Excellent, must-read cover story for Fast Company by Rick Tetzeli (co-author of last year’s also excellent Becoming Steve Jobs biography). It’s about as accurate and insightful as a “state of Apple” profile could be. I wish I had written it.

What Apple has accomplished with Maps is an example of the kind of grind-it-out innovation that’s happening all the time at the company. You don’t hear a lot about it, perhaps because it doesn’t support the enthralling myth that innovation comes in blinding flashes that lead to hitherto unimaginable products. When critics ding Apple for its failure to introduce “breakthrough” devices and services, they are missing three key facts about technology: First, that breakthrough moments are unpredictable outcomes of ongoing, incremental innovation; second, that ongoing, behind-the-scenes innovation brings significant benefits, even if it fails to create singular disruptions; and, third, that new technologies only connect broadly when a mainstream audience is ready and has a compelling need. “The world thinks we delivered [a breakthrough] every year while Steve was here,” says Cue. “Those products were developed over a long period of time.”

That one paragraph goes a long way to explaining what Apple really does. Tetzeli also makes a compelling argument that Apple is better positioned on artificial intelligence than any of its competitors, because they’re the only company that’s with you everywhere — from your desk to your wrist to your car.

I spoke to Tetzeli while he was working on this piece, and I’m quoted a few times. This one begs for an explanation:

Under Cook’s leadership, Apple has come to seem quite fallible to many people. Its recent products have seemed far less than perfect, at least compared to the collective memory of its astonishing iPod–iPhone–iPad run from 2001 to 2010. There are the public embarrassments, like its 2012 introduction of Maps, or those 2014 videos of reviewers bending, and breaking, an iPhone 6 Plus. Apple Pay hasn’t become the standard for a cashless society, and the Apple Watch “is not the watch we expect from Apple,” according to John Gruber, editor of Daring Fireball, the preeminent Apple-centric website. Then there are the design flaws: Apple Music has been saddled with too many features, as if it were something designed by, God forbid, Microsoft; the lens on the back of the iPhone 6 extrudes; the new Apple TV has an illogical interface and confusing remote control.
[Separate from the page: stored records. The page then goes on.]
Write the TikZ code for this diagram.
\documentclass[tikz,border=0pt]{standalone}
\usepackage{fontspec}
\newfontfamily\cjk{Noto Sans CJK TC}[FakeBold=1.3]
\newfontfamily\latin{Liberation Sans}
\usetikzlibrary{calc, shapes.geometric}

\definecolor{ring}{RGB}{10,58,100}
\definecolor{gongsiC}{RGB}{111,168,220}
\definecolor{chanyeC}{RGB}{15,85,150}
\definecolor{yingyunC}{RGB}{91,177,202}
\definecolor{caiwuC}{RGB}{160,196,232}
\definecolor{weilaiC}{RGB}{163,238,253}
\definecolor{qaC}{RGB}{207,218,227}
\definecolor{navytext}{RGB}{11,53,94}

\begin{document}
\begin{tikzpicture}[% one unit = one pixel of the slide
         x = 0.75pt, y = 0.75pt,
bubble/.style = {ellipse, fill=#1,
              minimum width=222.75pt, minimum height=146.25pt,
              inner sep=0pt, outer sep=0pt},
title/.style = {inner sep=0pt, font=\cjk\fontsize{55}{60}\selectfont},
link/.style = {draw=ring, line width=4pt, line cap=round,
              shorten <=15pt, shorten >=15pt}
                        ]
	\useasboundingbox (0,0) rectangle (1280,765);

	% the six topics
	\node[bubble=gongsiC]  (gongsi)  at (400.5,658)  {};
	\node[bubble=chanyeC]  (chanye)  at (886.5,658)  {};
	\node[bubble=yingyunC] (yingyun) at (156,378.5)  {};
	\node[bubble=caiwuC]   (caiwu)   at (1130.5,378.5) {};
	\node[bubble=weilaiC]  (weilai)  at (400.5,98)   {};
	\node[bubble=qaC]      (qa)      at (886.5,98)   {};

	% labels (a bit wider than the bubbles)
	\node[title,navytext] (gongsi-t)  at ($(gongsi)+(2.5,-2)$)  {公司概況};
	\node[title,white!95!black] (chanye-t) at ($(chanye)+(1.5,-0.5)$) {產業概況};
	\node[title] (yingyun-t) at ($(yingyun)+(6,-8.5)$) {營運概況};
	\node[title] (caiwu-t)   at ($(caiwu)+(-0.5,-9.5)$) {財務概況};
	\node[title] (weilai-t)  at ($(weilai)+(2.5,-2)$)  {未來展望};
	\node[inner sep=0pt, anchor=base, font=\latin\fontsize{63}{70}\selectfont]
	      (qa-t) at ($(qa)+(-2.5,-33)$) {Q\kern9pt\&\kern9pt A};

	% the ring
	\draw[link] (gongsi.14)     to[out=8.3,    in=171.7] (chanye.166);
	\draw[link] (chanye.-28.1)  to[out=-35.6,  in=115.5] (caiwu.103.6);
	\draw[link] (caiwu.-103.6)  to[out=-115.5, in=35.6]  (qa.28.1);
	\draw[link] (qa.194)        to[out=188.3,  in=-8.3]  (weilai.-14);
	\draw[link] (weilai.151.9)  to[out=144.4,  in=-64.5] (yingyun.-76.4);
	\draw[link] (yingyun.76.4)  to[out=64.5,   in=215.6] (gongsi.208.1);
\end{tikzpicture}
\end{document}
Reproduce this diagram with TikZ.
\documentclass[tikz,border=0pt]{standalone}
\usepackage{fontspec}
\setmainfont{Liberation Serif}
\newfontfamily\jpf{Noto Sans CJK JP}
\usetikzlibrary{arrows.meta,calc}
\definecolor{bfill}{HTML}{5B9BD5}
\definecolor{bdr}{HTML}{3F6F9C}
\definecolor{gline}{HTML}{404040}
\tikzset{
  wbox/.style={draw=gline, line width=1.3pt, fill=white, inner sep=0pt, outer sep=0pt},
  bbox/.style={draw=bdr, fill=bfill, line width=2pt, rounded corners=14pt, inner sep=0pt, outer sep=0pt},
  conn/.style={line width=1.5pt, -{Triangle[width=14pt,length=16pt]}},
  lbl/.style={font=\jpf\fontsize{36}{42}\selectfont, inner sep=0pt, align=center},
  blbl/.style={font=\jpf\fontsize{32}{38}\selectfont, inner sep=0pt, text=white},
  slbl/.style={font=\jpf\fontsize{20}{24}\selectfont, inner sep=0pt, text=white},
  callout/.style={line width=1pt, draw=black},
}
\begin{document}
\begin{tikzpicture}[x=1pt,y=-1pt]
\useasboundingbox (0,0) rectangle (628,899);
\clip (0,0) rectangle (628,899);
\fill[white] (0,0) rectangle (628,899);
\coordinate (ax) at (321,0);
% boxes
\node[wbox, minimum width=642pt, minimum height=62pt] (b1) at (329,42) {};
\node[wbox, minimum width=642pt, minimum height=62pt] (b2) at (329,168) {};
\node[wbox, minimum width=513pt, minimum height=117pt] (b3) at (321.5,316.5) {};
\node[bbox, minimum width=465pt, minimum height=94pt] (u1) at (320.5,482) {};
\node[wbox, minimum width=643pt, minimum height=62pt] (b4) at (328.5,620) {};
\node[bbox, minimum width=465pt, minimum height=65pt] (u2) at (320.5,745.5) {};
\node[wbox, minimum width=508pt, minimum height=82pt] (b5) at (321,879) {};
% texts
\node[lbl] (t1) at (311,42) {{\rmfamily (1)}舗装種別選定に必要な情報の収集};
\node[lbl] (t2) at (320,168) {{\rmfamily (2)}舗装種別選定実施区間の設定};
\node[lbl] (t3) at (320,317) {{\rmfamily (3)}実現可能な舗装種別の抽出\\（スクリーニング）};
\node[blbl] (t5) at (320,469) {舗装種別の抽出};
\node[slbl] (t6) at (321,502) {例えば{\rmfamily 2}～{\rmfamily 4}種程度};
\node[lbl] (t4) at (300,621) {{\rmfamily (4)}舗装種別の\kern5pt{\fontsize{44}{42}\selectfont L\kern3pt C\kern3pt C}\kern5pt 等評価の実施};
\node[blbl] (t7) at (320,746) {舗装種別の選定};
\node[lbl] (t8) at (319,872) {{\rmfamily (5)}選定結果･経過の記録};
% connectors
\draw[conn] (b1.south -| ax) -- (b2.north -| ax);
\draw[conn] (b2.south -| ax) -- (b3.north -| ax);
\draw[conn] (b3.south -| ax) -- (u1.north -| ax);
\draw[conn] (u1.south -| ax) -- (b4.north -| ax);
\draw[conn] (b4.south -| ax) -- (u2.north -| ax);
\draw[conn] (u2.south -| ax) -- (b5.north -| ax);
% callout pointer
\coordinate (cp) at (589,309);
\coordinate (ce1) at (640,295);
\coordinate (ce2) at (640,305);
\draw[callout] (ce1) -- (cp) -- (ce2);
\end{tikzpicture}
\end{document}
If I recall correctly, the context of that remark was related to the Sport/steel/Edition tiering of the Apple Watch product lineup — particularly the $10,000-and-up Edition models. But it could have just as easily been about the slowness of the software. In hindsight — especially now that we’ve seen the zippy WatchOS 3 — Apple Watch was released before it was ready, which is un-Apple-like.